• BRIEF: Copy exactly, leaving out every image, the lines from the one with "Generate a web" through the one with "const sampleStep = 1;", inclusive.

• TASK INPUTS:

## START

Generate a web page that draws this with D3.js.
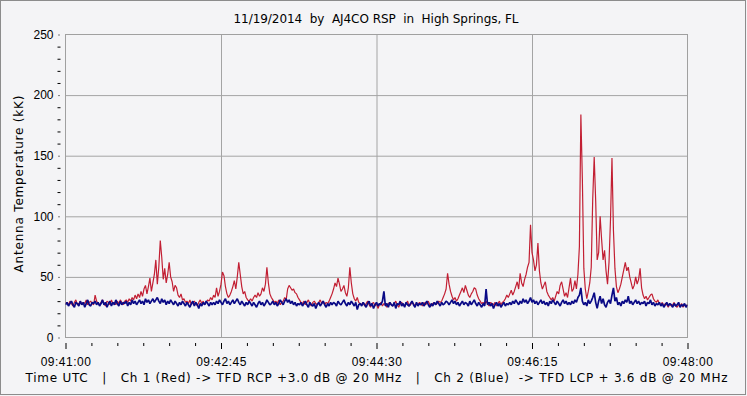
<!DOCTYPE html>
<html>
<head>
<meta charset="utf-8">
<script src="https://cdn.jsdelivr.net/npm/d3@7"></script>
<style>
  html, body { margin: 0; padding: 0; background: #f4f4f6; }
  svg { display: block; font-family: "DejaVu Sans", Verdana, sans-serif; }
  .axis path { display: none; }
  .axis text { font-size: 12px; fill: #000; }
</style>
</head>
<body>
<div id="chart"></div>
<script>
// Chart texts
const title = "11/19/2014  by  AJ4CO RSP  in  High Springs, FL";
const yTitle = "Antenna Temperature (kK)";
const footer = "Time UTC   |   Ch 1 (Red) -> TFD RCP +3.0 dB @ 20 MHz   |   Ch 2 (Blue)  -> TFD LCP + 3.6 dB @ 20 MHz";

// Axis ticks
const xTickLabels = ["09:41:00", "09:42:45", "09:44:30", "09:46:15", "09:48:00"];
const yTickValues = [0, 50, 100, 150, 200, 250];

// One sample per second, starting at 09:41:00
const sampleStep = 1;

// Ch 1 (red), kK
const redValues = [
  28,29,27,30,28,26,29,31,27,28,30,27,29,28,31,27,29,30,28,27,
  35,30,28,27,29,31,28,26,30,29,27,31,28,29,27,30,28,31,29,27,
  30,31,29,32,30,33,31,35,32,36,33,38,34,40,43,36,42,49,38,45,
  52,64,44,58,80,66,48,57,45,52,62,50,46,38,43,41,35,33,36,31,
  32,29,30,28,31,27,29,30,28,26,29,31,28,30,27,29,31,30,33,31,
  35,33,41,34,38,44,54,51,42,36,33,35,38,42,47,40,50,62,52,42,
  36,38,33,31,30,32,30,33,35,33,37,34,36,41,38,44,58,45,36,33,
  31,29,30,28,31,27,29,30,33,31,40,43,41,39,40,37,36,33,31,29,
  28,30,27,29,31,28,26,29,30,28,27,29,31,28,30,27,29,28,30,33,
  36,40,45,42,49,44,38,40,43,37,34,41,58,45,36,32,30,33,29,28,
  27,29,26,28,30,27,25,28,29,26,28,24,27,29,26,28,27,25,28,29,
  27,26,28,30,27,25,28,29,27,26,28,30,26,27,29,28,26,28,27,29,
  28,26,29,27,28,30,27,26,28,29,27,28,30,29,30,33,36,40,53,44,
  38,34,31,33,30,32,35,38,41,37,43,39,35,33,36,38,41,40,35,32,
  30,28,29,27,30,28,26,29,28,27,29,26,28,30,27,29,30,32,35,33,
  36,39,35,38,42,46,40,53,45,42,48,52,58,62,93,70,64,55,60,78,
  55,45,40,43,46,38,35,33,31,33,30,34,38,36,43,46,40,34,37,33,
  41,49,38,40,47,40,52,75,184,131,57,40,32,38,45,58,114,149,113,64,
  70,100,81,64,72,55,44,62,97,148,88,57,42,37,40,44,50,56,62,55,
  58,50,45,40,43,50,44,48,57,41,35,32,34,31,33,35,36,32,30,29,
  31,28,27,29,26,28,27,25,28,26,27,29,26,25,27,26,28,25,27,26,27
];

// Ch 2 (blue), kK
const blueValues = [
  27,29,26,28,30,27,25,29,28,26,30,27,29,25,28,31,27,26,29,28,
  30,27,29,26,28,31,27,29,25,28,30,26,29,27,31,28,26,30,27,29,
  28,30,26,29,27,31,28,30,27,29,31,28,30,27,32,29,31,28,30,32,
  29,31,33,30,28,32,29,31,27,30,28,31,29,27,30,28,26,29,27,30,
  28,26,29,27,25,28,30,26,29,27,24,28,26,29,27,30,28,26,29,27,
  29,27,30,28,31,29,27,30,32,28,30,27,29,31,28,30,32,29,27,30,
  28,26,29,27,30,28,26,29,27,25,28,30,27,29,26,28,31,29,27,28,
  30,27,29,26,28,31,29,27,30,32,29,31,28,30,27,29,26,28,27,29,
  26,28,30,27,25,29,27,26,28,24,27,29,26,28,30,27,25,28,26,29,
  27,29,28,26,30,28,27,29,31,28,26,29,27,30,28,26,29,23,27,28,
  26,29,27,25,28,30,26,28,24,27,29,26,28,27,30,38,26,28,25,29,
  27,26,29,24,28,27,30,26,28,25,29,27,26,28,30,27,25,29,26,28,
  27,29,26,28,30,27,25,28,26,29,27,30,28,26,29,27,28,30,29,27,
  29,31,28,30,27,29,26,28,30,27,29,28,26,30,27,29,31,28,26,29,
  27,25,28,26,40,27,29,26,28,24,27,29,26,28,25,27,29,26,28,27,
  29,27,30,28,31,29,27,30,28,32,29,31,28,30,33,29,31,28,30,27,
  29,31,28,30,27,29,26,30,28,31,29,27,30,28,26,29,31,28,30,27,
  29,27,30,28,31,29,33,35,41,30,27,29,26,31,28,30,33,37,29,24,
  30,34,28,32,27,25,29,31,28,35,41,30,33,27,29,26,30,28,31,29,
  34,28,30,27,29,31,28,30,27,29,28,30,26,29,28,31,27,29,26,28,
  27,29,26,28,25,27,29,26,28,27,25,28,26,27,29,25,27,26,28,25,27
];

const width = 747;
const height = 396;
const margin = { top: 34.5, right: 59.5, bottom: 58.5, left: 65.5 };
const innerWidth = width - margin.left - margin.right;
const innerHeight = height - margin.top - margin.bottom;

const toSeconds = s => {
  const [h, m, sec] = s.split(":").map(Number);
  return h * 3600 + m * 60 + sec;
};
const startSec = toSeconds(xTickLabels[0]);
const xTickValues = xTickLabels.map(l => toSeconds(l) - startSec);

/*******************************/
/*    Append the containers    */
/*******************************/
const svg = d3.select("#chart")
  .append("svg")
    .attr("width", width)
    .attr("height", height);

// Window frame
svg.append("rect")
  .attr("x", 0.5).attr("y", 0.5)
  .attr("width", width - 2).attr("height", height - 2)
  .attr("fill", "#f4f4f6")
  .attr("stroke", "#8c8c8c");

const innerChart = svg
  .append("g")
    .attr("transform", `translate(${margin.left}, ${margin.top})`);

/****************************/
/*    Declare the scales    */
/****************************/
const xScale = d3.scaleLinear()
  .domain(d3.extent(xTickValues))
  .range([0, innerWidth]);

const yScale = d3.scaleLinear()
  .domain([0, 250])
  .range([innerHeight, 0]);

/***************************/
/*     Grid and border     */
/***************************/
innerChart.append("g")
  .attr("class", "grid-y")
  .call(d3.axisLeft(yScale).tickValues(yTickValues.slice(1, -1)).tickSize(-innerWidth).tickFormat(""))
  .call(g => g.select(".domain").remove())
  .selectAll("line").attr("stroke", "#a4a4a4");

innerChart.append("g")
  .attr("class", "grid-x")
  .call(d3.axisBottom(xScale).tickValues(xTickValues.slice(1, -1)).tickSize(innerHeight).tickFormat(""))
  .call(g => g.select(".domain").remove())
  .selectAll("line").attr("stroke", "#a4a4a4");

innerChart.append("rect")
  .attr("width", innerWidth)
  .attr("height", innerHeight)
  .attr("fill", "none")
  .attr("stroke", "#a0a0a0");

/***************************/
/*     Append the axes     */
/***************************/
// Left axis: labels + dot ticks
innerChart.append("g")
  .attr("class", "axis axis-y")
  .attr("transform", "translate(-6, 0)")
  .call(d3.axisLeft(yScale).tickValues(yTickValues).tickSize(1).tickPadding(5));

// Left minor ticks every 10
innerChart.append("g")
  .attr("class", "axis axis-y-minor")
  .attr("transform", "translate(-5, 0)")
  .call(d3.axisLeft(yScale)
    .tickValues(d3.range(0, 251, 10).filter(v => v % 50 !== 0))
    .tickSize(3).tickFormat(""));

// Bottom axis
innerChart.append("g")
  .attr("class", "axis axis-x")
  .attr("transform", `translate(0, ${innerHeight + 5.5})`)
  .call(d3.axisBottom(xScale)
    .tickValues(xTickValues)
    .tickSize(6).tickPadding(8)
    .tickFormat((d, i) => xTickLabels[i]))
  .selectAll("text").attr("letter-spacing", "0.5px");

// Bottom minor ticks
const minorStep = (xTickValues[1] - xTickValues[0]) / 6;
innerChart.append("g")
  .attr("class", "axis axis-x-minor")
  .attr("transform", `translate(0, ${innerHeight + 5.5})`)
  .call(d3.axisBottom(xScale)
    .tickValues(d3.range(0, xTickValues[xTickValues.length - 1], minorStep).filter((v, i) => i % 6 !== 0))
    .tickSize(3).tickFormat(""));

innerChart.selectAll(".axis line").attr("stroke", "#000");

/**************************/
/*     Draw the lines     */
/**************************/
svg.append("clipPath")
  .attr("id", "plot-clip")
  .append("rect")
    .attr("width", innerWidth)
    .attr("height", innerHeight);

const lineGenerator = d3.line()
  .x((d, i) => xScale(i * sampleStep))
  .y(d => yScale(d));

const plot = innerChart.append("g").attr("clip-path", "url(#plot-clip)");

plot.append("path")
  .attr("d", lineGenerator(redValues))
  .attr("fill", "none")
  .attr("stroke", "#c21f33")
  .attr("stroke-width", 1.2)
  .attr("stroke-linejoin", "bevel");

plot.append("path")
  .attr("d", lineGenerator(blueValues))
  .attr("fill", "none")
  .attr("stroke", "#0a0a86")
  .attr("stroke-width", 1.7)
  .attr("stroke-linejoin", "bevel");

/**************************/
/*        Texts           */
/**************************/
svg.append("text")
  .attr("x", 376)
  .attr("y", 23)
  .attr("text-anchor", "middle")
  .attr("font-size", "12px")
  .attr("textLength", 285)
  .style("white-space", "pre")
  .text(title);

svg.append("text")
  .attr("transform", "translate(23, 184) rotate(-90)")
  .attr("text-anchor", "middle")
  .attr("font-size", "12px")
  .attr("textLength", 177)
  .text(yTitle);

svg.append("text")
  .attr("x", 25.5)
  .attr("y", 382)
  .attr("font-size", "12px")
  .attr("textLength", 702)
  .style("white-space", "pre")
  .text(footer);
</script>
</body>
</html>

## END
## START

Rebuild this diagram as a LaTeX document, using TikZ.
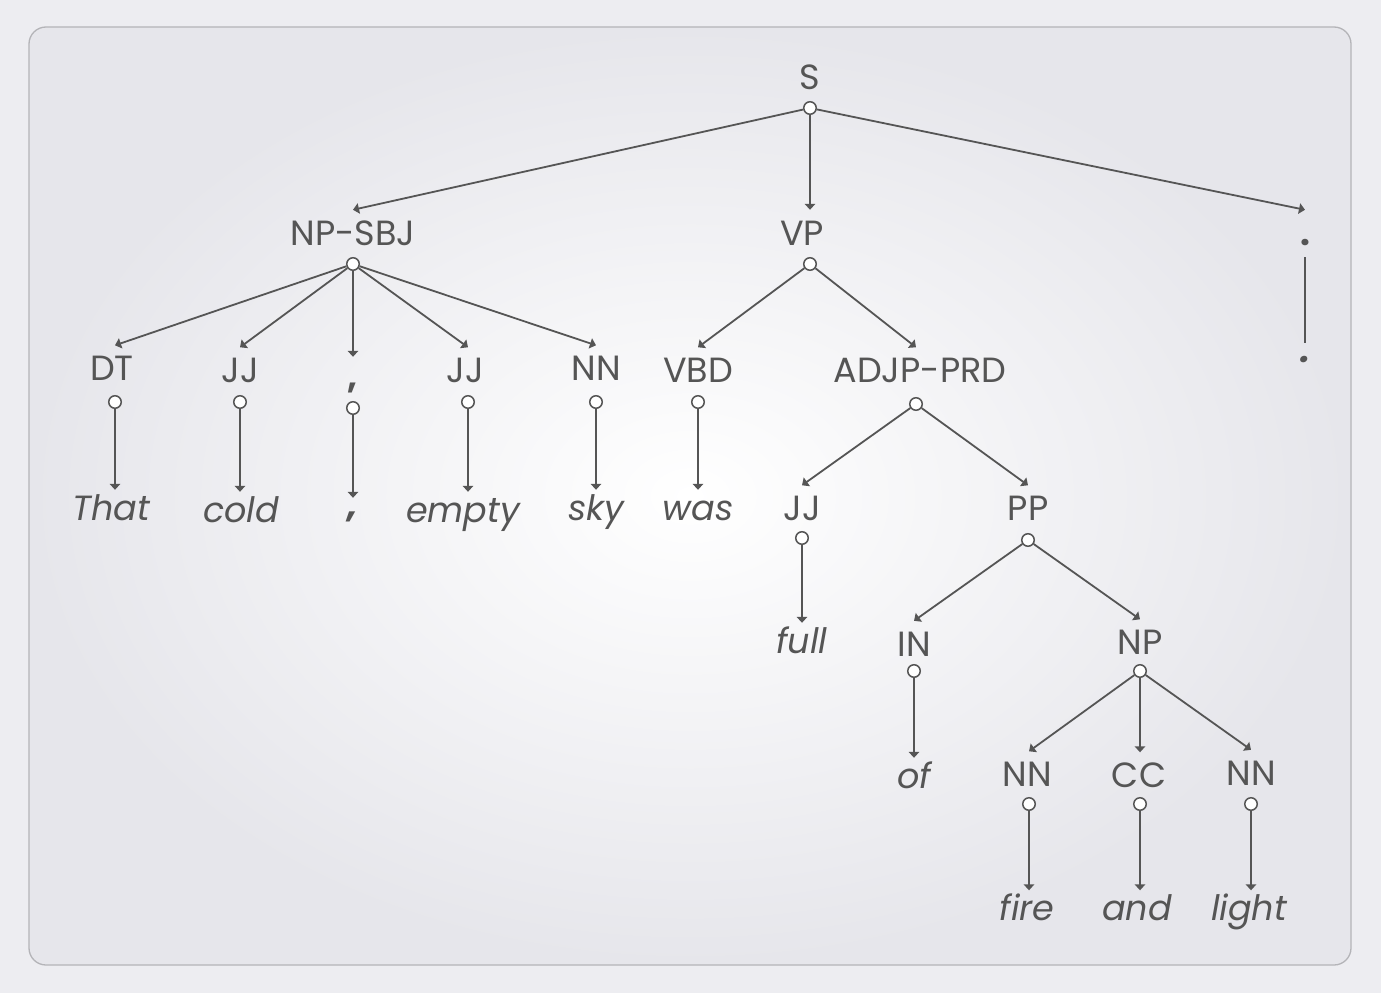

## END
## START

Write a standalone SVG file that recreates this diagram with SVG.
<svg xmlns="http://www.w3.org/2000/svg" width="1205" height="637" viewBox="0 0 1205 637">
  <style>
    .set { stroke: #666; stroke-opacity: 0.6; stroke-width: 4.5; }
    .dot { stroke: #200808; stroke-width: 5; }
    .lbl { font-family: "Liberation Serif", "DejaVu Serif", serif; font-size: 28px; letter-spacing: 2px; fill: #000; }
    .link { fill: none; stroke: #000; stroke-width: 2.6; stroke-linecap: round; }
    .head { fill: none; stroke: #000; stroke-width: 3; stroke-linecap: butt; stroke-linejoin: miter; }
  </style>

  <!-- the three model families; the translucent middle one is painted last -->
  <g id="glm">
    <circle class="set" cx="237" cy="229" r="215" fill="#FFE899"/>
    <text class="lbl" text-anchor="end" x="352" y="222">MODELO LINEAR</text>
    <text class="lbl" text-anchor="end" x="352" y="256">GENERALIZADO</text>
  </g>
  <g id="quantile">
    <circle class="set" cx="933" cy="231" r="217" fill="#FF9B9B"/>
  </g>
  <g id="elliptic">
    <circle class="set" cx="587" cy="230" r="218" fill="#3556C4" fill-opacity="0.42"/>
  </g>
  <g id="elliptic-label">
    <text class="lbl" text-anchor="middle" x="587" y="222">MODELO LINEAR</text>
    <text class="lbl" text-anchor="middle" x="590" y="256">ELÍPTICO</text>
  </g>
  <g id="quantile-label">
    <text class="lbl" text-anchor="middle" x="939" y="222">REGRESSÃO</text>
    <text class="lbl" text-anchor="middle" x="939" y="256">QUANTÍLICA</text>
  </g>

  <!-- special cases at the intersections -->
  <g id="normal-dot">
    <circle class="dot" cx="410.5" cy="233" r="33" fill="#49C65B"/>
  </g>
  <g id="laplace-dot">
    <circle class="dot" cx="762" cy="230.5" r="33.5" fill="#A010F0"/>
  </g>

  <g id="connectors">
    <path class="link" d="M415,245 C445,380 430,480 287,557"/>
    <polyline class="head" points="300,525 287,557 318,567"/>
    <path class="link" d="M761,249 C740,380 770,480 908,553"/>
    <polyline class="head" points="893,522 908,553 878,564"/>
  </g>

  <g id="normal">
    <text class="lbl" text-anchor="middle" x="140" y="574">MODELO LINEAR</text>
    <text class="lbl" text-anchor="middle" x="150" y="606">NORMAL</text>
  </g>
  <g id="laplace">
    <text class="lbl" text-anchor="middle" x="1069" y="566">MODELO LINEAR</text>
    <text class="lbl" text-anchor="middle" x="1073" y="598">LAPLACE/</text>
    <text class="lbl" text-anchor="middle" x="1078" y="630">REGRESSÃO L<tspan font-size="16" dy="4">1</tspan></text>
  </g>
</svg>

## END

• RESPONSE BELOW:
Generate a web page that draws this with D3.js.
<!DOCTYPE html>
<html>
<head>
<meta charset="utf-8">
<script src="https://cdn.jsdelivr.net/npm/d3@7"></script>
<style>
  html, body { margin: 0; padding: 0; background: #f4f4f6; }
  svg { display: block; font-family: "DejaVu Sans", Verdana, sans-serif; }
  .axis path { display: none; }
  .axis text { font-size: 12px; fill: #000; }
</style>
</head>
<body>
<div id="chart"></div>
<script>
// Chart texts
const title = "11/19/2014  by  AJ4CO RSP  in  High Springs, FL";
const yTitle = "Antenna Temperature (kK)";
const footer = "Time UTC   |   Ch 1 (Red) -> TFD RCP +3.0 dB @ 20 MHz   |   Ch 2 (Blue)  -> TFD LCP + 3.6 dB @ 20 MHz";

// Axis ticks
const xTickLabels = ["09:41:00", "09:42:45", "09:44:30", "09:46:15", "09:48:00"];
const yTickValues = [0, 50, 100, 150, 200, 250];

// One sample per second, starting at 09:41:00
const sampleStep = 1;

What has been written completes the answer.